Sa famille donc, impossible de faire l’impasse. On y trouve des ambassadeurs, des écrivains, les héritiers des champagnes Taittinger… Cela aurait pu en faire un fils à papa, c’est le contraire. Il connaît ces gens-là, ils ne l’impressionnent plus, il se sent socialement libre. A l’aise dans tous les milieux. Il garde un souvenir ému de ses vacances d’enfant chez ses grands-parents, en Vendée, mais glisse sur une adolescence bringuebalée entre pensions chez les jésuites et parents plutôt rigoureux. Entrer très vite dans le monde du travail était sa seule façon de prendre le large. Aucune envie de rentrer dans le moule des grands corps, ce sera Sup de Co Paris. Un stage chez Total grâce à une amie qui connaissait quelqu’un et hop, roulez jeunesse ! Il n’a cessé depuis lors de gravir les échelons de la boîte, dopé par un incroyable sens du contact, notamment dans le monde arabe, zone vitale au plan pétrolier. Les plus grands émirs, avec qui il a su nouer des relations personnelles, l’appellent par son prénom, et les diplomates n’hésitent pas à lui demander conseil. «C’est notre arabe de service. Les gens l’apprécient parce qu’il ne ment pas, il ne finasse pas, il est simple. Et on peut lui faire confiance, il est fidèle», dit l’un d’eux.

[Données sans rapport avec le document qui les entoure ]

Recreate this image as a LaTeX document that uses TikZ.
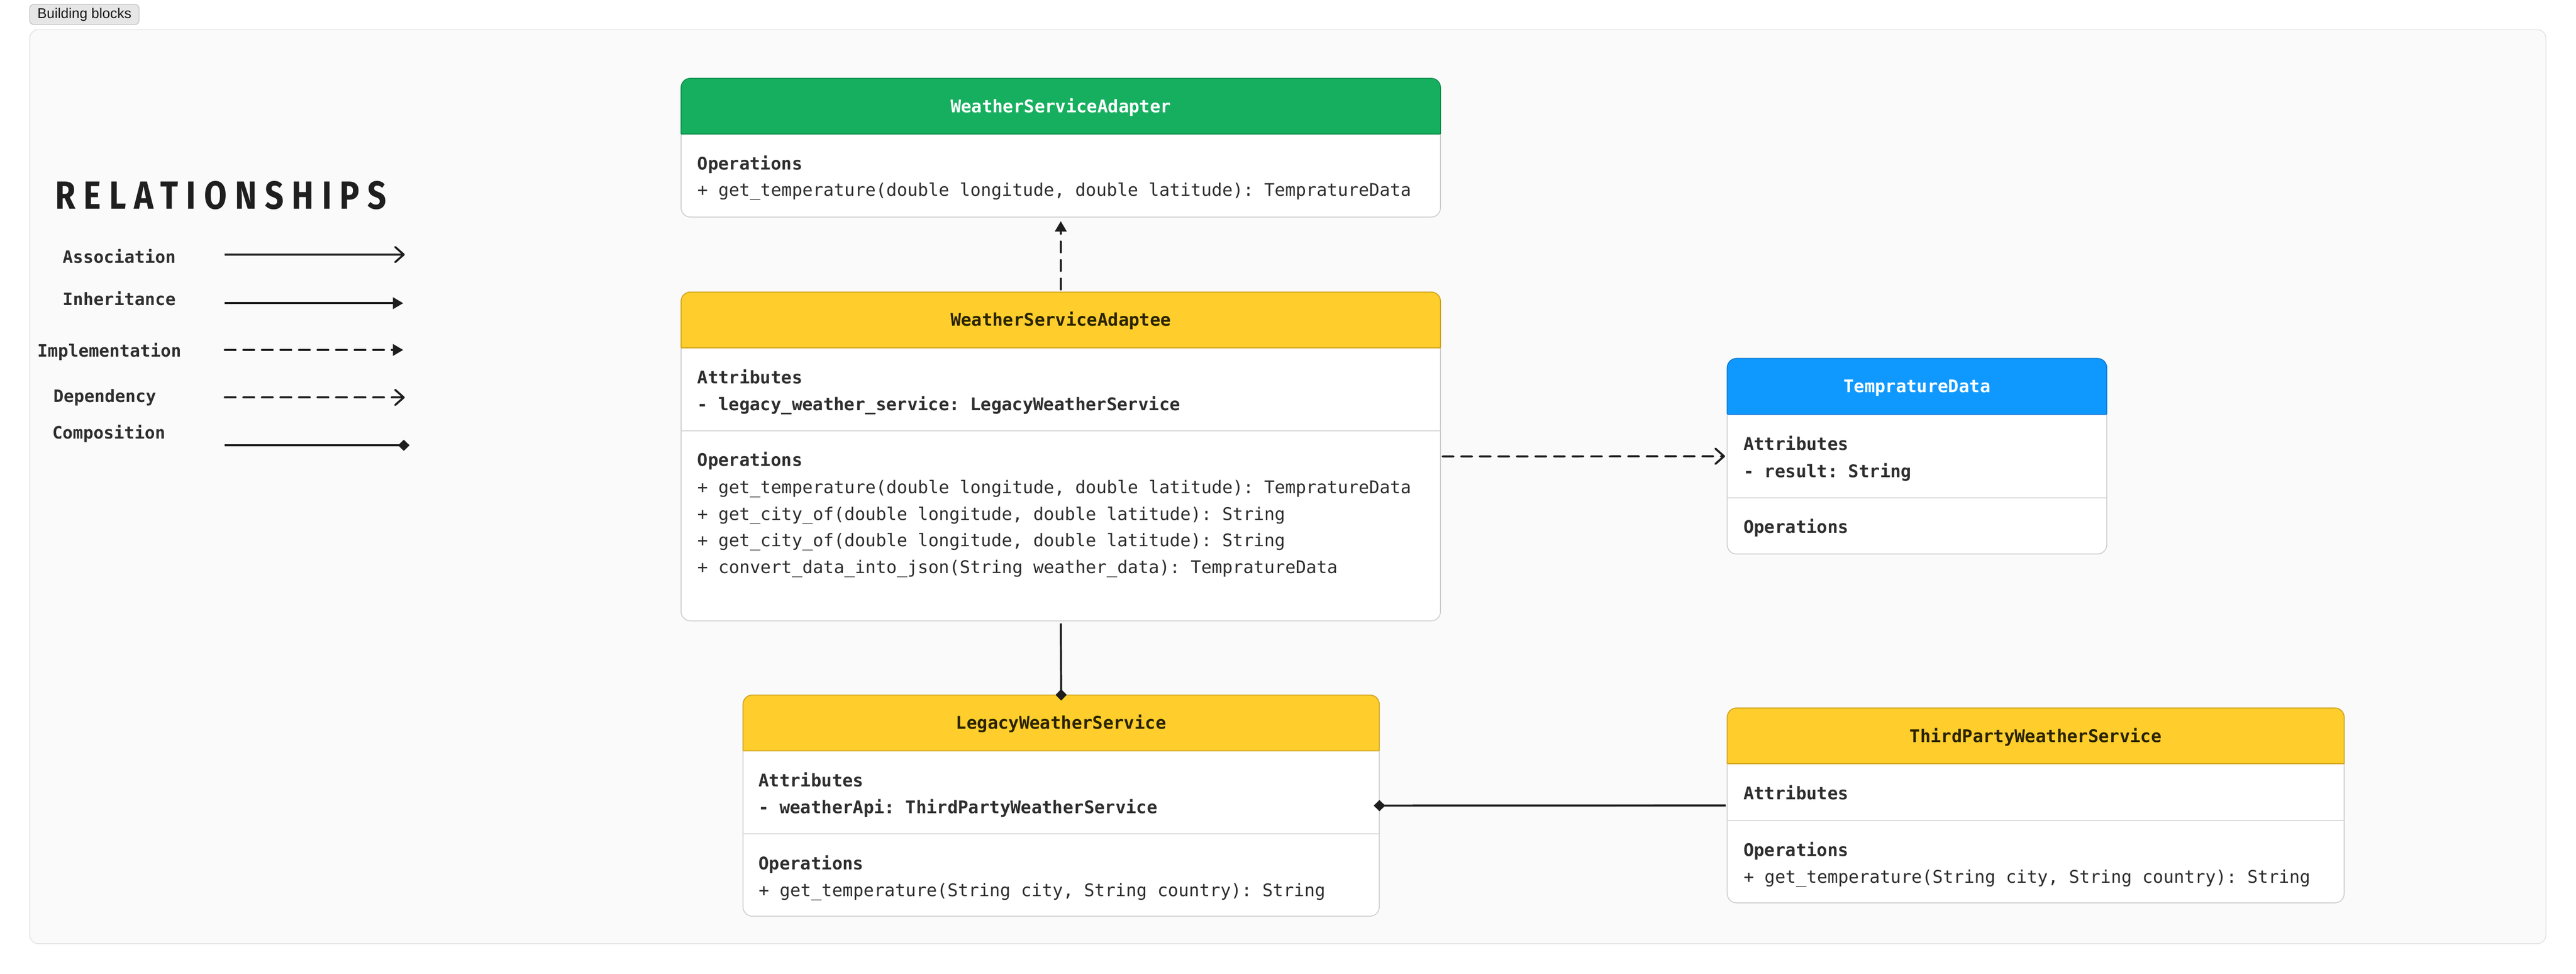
\documentclass[tikz,border=0pt]{standalone}
\usepackage{fontspec}
\setmainfont{Liberation Sans}
\setmonofont{DejaVu Sans Mono}
\newfontfamily\handfont[LetterSpace=25]{Fira Sans}
\usetikzlibrary{arrows.meta}
\definecolor{frameF}{HTML}{FAFAFA}
\definecolor{frameL}{HTML}{E3E3E3}
\definecolor{tagF}{HTML}{E6E6E6}
\definecolor{tagL}{HTML}{C4C4C4}
\definecolor{boxline}{HTML}{CFCFCF}
\definecolor{sepcol}{HTML}{D6D6D6}
\definecolor{txt}{HTML}{2E2E2E}
\definecolor{conncol}{HTML}{1E1E1E}
\definecolor{greenH}{HTML}{16AF5F}
\definecolor{greenL}{HTML}{11924E}
\definecolor{greenT}{HTML}{FFFFFF}
\definecolor{yellowH}{HTML}{FFCE2C}
\definecolor{yellowL}{HTML}{D1A521}
\definecolor{yellowT}{HTML}{2A2300}
\definecolor{blueH}{HTML}{0F99FF}
\definecolor{blueL}{HTML}{0A7CD9}
\definecolor{blueT}{HTML}{FFFFFF}
\tikzset{
  x=0.1pt, y=-0.1pt,
  classbox/.style={draw=boxline, fill=white, line width=0.25pt, rounded corners=2.5pt, inner sep=0pt, outer sep=0pt},
  monofont/.style={font=\fontsize{4.7pt}{5.6pt}\selectfont\ttfamily},
  boldmono/.style={font=\fontsize{4.7pt}{5.6pt}\selectfont\ttfamily\bfseries},
  sec/.style={boldmono, text=txt, inner sep=0pt, text height=3.4pt, text depth=0pt, anchor=west},
  attr/.style={sec},
  op/.style={monofont, text=txt, inner sep=0pt, text height=3.4pt, text depth=0pt, anchor=west},
  titletext/.style={boldmono, inner sep=0pt, text height=3.4pt, text depth=0pt},
  sepline/.style={draw=sepcol, line width=0.25pt},
  conn/.style={draw=conncol, line width=0.55pt},
  dashline/.style={dash pattern=on 2.9pt off 2.1pt, line cap=round},
  barb/.style={-{Straight Barb[round, length=2.3pt, width=4.1pt]}},
  tri/.style={-{Triangle[length=2.8pt, width=3.1pt]}},
  dia/.style={-{Diamond[length=3.1pt, width=3pt]}},
  legendlabel/.style={font=\fontsize{4.6pt}{5.5pt}\selectfont\ttfamily\bfseries, text=txt, inner sep=0pt, text height=3.4pt, text depth=0pt, anchor=west},
}
% #1 name, #2 x1, #3 y1, #4 x2, #5 y2, #6 header bottom, #7 colour prefix, #8 title
\newcommand{\umlclass}[8]{%
  \node[classbox, minimum width={(#4-#2)*0.1pt}, minimum height={(#5-#3)*0.1pt}] (#1) at ({(#2+#4)/2},{(#3+#5)/2}) {};
  \begin{scope}
    \clip[rounded corners=2.5pt] (#1.north west) rectangle (#1.south east);
    \fill[#7H] (#2,#3) rectangle (#4,#6);
  \end{scope}
  \draw[draw=#7L, line width=0.25pt, rounded corners=2.5pt] (#2,#6) -- (#2,#3) -- (#4,#3) -- (#4,#6);
  \draw[draw=#7L, line width=0.3pt] (#2,#6) -- (#4,#6);
  \node[titletext, text=#7T] (#1-title) at ({(#2+#4)/2},{(#3+#6)/2}) {#8};
}
\begin{document}
\begin{tikzpicture}
\useasboundingbox (0,0) rectangle (6944,2624);
\fill[white] (0,0) rectangle (6944,2624);

% frame and tag
\node[draw=frameL, fill=frameF, line width=0.22pt, rounded corners=2.3pt, inner sep=0pt,
      minimum width=678.3pt, minimum height=246.3pt] (frame) at (3471.5,1311.5) {};
\node[draw=tagL, fill=tagF, line width=0.2pt, rounded corners=1.1pt, inner sep=0pt,
      minimum width=29.5pt, minimum height=5.4pt, font=\fontsize{3.8pt}{4.5pt}\selectfont,
      text=black!90] (tag) at (227.5,39) {Building blocks};

% legend
\node[inner sep=0pt, text=black!88] (reltitle) at (595,527)
  {\resizebox{89.2pt}{7.5pt}{\handfont\bfseries RELATIONSHIPS}};
\node[legendlabel] (lg-assoc) at (167,692) {Association};
\node[legendlabel] (lg-inher) at (167,806) {Inheritance};
\node[legendlabel] (lg-impl) at (99,945) {Implementation};
\node[legendlabel] (lg-dep) at (142,1067) {Dependency};
\node[legendlabel] (lg-comp) at (139,1165) {Composition};
\coordinate (la1) at (606,686);  \coordinate (lb1) at (1091,686);
\coordinate (la2) at (606,817);  \coordinate (lb2) at (1087,817);
\coordinate (la3) at (606,943);  \coordinate (lb3) at (1087,943);
\coordinate (la4) at (606,1071); \coordinate (lb4) at (1091,1071);
\coordinate (la5) at (606,1200); \coordinate (lb5) at (1104,1200);
\draw[conn, barb] (la1) -- (lb1);
\draw[conn, tri] (la2) -- (lb2);
\draw[conn, dashline, tri] (la3) -- (lb3);
\draw[conn, dashline, barb] (la4) -- (lb4);
\draw[conn, dia] (la5) -- (lb5);

% classes
\umlclass{adapter}{1836}{211}{3883}{585}{361}{green}{WeatherServiceAdapter}
\node[sec] (adapter-opsh) at (1878,440) {Operations};
\node[op] (adapter-op1) at (1878,512) {+ get\_temperature(double longitude, double latitude): TempratureData};

\umlclass{adaptee}{1836}{787}{3883}{1673}{937}{yellow}{WeatherServiceAdaptee}
\draw[sepline] (1836,1161) -- (3883,1161);
\node[sec] (adaptee-atth) at (1878,1017) {Attributes};
\node[attr] (adaptee-att1) at (1878,1089) {- legacy\_weather\_service: LegacyWeatherService};
\node[sec] (adaptee-opsh) at (1878,1239) {Operations};
\node[op] (adaptee-op1) at (1878,1313) {+ get\_temperature(double longitude, double latitude): TempratureData};
\node[op] (adaptee-op2) at (1878,1385) {+ get\_city\_of(double longitude, double latitude): String};
\node[op] (adaptee-op3) at (1878,1456) {+ get\_city\_of(double longitude, double latitude): String};
\node[op] (adaptee-op4) at (1878,1528) {+ convert\_data\_into\_json(String weather\_data): TempratureData};

\umlclass{tdata}{4656}{966}{5679}{1493}{1116}{blue}{TempratureData}
\draw[sepline] (4656,1341) -- (5679,1341);
\node[sec] (tdata-atth) at (4698,1196) {Attributes};
\node[attr] (tdata-att1) at (4698,1269) {- result: String};
\node[sec] (tdata-opsh) at (4698,1420) {Operations};

\umlclass{legacy}{2003}{1873}{3718}{2469}{2023}{yellow}{LegacyWeatherService}
\draw[sepline] (2003,2247) -- (3718,2247);
\node[sec] (legacy-atth) at (2043,2103) {Attributes};
\node[attr] (legacy-att1) at (2043,2175) {- weatherApi: ThirdPartyWeatherService};
\node[sec] (legacy-opsh) at (2043,2327) {Operations};
\node[op] (legacy-op1) at (2043,2399) {+ get\_temperature(String city, String country): String};

\umlclass{third}{4656}{1908}{6319}{2433}{2058}{yellow}{ThirdPartyWeatherService}
\draw[sepline] (4656,2211) -- (6319,2211);
\node[sec] (third-atth) at (4698,2138) {Attributes};
\node[sec] (third-opsh) at (4698,2290) {Operations};
\node[op] (third-op1) at (4698,2363) {+ get\_temperature(String city, String country): String};

% connectors
\draw[conn, dashline, tri, shorten <=0.7pt, shorten >=1.1pt] (adaptee.north) -- (adapter.south);
\draw[conn, dashline, barb, shorten <=0.6pt, shorten >=0.6pt] (adaptee.east) -- (tdata.west);
\draw[conn, dia, shorten <=0.7pt, shorten >=-1.5pt] (adaptee.south) -- (legacy.north);
\draw[conn, dia, shorten <=0.4pt, shorten >=-1.5pt] (third.west) -- (legacy.east);
\end{tikzpicture}
\end{document}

Témoin, il refuse de lâcher les has been. Il adore encore Rachida Dati et proposera aujourd’hui de renouveler le mandat d’administrateur de Daniel Bouton, le patron déchu de la Société générale. «Je n’oublie pas ce qu’il a apporté à la banque et à la France. Il s’en est déjà pris plein la tronche, ce n’est pas à nous de l’achever !» Lui n’achève que le bois mort de sa maison de Normandie, où il adore emmener ses cinq petits-enfants.
Reste un mystère : comment Thierry Desmarest, patron emblématique de Total, raide comme un piquet, a-t-il pu s’enticher d’un homme aussi différent au point de l’adouber et de lui filer le pouvoir avant l’heure ? «Ce n’est pas l’apparence qui compte. Avec Desmarest, on a plus de points en commun qu’il n’y paraît et d’abord celui-ci : on travaille pour la boîte et pas pour nous.» D’ici à la fin de l’année, Christophe de Margerie - pour l’heure simple directeur général - sera seul maître à bord, Desmarest ayant décidé de lâcher son poste de président. Et les deux fonctions seront fusionnées. Mais après ? Quel nouvel homme fort pour Total ? Les yeux ronds se plissent, la moustache frisotte. «Cela fait partie de mes tâches essentielles : trouver celui qui me succédera.»
Christophe de Margerie en 7 dates
6 août 1951 Naissance à Mareuil-sur- Lay (Vendée).
1er septembre 1974 Stage d’été chez Total.
14 octobre 1974 Intègre Total, à la direction financière.
29 janvier 1976 Mariage avec Bernadette.
15 juillet 1976 Naissance du premier de ses trois enfants.
1er janvier 1993 Prend la responsabilité de la zone Moyen-Orient.
Février 2007 Devient directeur général de Total.